Третья такая жестокая смерть – Илюша, Лебедев, Лида. И эта последняя самая ужасная. В результате первой религиозный кризис, вторая – крушение многих, многих надежд, и смерть Лиды, наверное, разовьется в полное превращение самого себя и может быть обратный религиозный кризис. Что же теперь делать? Только ждать, пока все забудется и покроется противной паутиной забот и тревог.

10 ноября 1914

Тихий, далекий монастырь, со старой церковью, кладбищем, белой теплой кельей и книгами – вот теперь спасенье и надежда.

Пусть шумит там за стенами «тьма нищих истин», а здесь в стенах мерцание восковых свечей, блеск риз, заунывное пение, тишина и мир. Кельи – «наш возвышающий обман», потому-то все равно «Все случайный, странный лепет, миг игры безумных сил»[107].

‹…› только под шинелью – с самим собой. Солдатчина – возвращение в детство. Ничего не знаю, хожу, кушаю, сплю, а там кто-то «взрослые» обо всем заботятся.

11 ноября 1914

…спал скверно, сегодня болит голова и мысли самые невеселые. Механически иной раз скажешь: «Хорошо бы в Москву» – а как подумаешь, какая там тоска и ужас, становишься совсем грустным.

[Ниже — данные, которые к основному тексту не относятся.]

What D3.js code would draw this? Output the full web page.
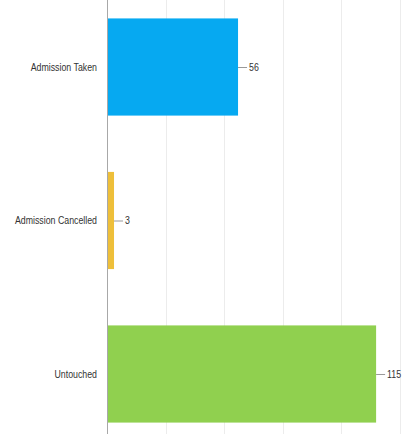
<!DOCTYPE html>
<html>
<head>
<meta charset="utf-8">
<script src="https://cdn.jsdelivr.net/npm/d3@7"></script>
<style>
  html, body { margin: 0; padding: 0; background: #fff; }
  svg { display: block; }
  .cat, .val { font-family: "Liberation Sans", Arial, sans-serif; font-size: 11px; fill: #333; }
</style>
</head>
<body>
<svg id="chart" width="409" height="434"></svg>
<script>
// Admission status counts
const categories = ["Admission Taken", "Admission Cancelled", "Untouched"];
const counts = [56, 3, 115];
const colors = ["#06a9f1", "#eebf3a", "#90d04f"];
const gridTicks = [25, 50, 75, 100, 125];

const svg = d3.select("#chart");
const W = 409, H = 434;
const left = 107;
const squeeze = 0.8; // horizontal condensing of the label glyphs

const x = d3.scaleLinear().domain([0, 125]).range([left, left + 292.5]);
const y = d3.scaleBand().domain(categories).range([0, 441]).paddingInner(0.367).paddingOuter(0.12);

// vertical grid lines
svg.append("g").selectAll("line").data(gridTicks).join("line")
  .attr("x1", d => Math.round(x(d)) + 0.5).attr("x2", d => Math.round(x(d)) + 0.5)
  .attr("y1", 0).attr("y2", H)
  .attr("stroke", "#ececec").attr("stroke-width", 1);

// bars
const data = categories.map((c, i) => ({ c, v: counts[i], col: colors[i] }));
svg.append("g").selectAll("rect").data(data).join("rect")
  .attr("x", x(0))
  .attr("y", d => y(d.c))
  .attr("width", d => x(d.v) - x(0))
  .attr("height", y.bandwidth())
  .attr("fill", d => d.col);

// leader lines and value labels
const lab = svg.append("g").selectAll("g").data(data).join("g")
  .attr("transform", d => `translate(${x(d.v)},${y(d.c) + y.bandwidth() / 2})`);
lab.append("line").attr("x1", 0).attr("x2", 9).attr("y1", 0.5).attr("y2", 0.5)
  .attr("stroke", "#999").attr("stroke-width", 1);
lab.append("text").attr("class", "val")
  .attr("transform", `scale(${squeeze},1)`)
  .attr("x", 11 / squeeze).attr("dy", "0.35em").text(d => d.v);

// category axis
const yAxis = d3.axisLeft(y).tickSize(0).tickPadding(9);
const ga = svg.append("g").attr("transform", `translate(${left},0)`).call(yAxis);
ga.select(".domain").remove();
ga.selectAll("text")
  .attr("class", "cat").attr("font-family", null).attr("font-size", null).attr("fill", null)
  .attr("transform", `scale(${squeeze},1)`)
  .attr("x", -10 / squeeze);
svg.append("line").attr("x1", left + 0.5).attr("x2", left + 0.5).attr("y1", 0).attr("y2", H)
  .attr("stroke", "#a8a8a8").attr("stroke-width", 1);
</script>
</body>
</html>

‹…› Куда-нибудь во Фьезоле, к элегическим кипарисам, под ясное небо, потопить мысли и грусть в тихой музыке природы и монастырского покоя. Другого исхода нет. Разве только наука. Но опять тихая, монастырская, без сплетен и интриг. Ах, как глупы эти выстрелы, война, пленные. К чему, для чего-то всем чуждого и ненужного.

12 ноября 1914

Во сне опять книги, Никольская, антикварии – «страна блаженной грусти».

16 ноября 1914

Редко во сне я вижу маму.

17 ноября 1914

Зашел в русскую церковь. Сегодня воскресенье. Так слезы и потекли градом. Пение, ладан, чтение дьякона, возгласы священника, а в общем такой уют – который и нужен моей измученной душе. Ах, скорее бы домой, успокоиться, уснуть.

18 ноября 1914

Все снились обозы какие-то и прочие мерзости. Хотелось увидеть дом, мать, Лиду.

21 ноября 1914

Ужасно, что и во сне не спасешься от солдатчины, обозов и пр[очей] сволочи. Сегодня к тому же приснилась, не знаю почему, торжественная церемония по случаю вступления немцев в Москву, носили на катафалке труп какого-то старца в лавровом венце и прочее. Сижу в халупе, пищат рахитики Янеки и Стаси. Ах, как грустно, Боже мой.

Bist du aus einem Traum erwacht und hat
Der schöne Trug auf einmal dich verlassen?
Hat dich nach einem Tag der höchsten Lust
Ein Schlaf gebändigt, hält und ängstet nun
Mit schweren Fesseln deine Seele? Ja,
Du wachst und träumst[108].
22 ноября 1914

…сохранить мечты и идти, идти. Или упасть, плакать, молить. Я ничего не знаю, будь как будет.

25 ноября 1914

Когда-то я мечтал о тюрьме, заперли бы на 1–2 года в светлую комнату одного с книгами, бумагой, чернилами и, конечно, всем прочим. Но такая тюрьма, без стенок, без книг, с чужими и совсем чуждыми людьми. ‹…› Читать мешают. Плакать нельзя. Бежать, бежать. Когда же я спасусь, и спасусь ли.

29 ноября 1914

«Carpe diem, quam minimum credula postero»[109]. До чего нелепыми кажутся сейчас эти горацианские строки. Carpe diem[110]! Нет, топить его, топить в реке забвения. Чем скорее, незаметнее проходит день, тяжелый, нудный, начинающийся на соломе, соломой кончающийся, – тем лучше. Quam minimum credula postero[111]. Только ему и верю, только на него и надеюсь, только им и живу. Думаю о прошлом, мечтаю о будущем, о Москве, матери, о книгах. А настоящее sei sie verfluchkt[112].

30 ноября 1914

Думаю только о себе, Лиде, матери, книгах и о конце. ‹…› …ложимся в 8, встаем в 8. 12 часов приходится вытягивать. Сон скверный, сны нелегкие. Забыться нацело не удается. Боже, пошли какой-нибудь исход!